(Plotting code records)
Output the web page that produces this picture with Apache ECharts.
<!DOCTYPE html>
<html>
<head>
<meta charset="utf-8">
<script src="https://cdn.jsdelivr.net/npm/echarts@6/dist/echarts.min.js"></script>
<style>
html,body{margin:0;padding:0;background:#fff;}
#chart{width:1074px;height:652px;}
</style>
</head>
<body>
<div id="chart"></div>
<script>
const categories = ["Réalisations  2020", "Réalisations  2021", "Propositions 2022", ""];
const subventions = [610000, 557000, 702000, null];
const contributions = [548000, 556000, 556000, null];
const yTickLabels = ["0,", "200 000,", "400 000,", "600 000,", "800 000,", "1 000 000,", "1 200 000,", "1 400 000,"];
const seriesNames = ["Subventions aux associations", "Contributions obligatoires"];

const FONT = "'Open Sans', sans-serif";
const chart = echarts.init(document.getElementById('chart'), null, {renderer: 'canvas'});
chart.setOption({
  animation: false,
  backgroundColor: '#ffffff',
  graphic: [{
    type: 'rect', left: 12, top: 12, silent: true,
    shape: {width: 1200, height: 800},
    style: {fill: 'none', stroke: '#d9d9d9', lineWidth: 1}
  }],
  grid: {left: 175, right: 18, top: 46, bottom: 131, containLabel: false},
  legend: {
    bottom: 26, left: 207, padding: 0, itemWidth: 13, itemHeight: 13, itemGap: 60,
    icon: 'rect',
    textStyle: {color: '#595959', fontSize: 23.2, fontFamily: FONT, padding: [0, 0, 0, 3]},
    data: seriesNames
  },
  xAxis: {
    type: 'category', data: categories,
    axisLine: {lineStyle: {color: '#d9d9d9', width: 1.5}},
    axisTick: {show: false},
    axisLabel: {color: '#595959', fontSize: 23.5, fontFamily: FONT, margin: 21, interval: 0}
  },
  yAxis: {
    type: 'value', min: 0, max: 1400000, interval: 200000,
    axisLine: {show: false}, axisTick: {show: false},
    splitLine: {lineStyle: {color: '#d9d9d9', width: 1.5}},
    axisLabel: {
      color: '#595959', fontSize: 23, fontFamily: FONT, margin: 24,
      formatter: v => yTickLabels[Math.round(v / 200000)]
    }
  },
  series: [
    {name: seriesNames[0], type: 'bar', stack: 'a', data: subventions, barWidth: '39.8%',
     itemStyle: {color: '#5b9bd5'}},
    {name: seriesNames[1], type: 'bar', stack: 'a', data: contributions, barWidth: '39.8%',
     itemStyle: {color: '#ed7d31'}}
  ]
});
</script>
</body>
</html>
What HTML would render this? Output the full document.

=== Objective ===
Pick out the lines above that hold the string "Output" and show them.

=== Problem solution ===
Output the web page that produces this picture with Apache ECharts.
What HTML would render this? Output the full document.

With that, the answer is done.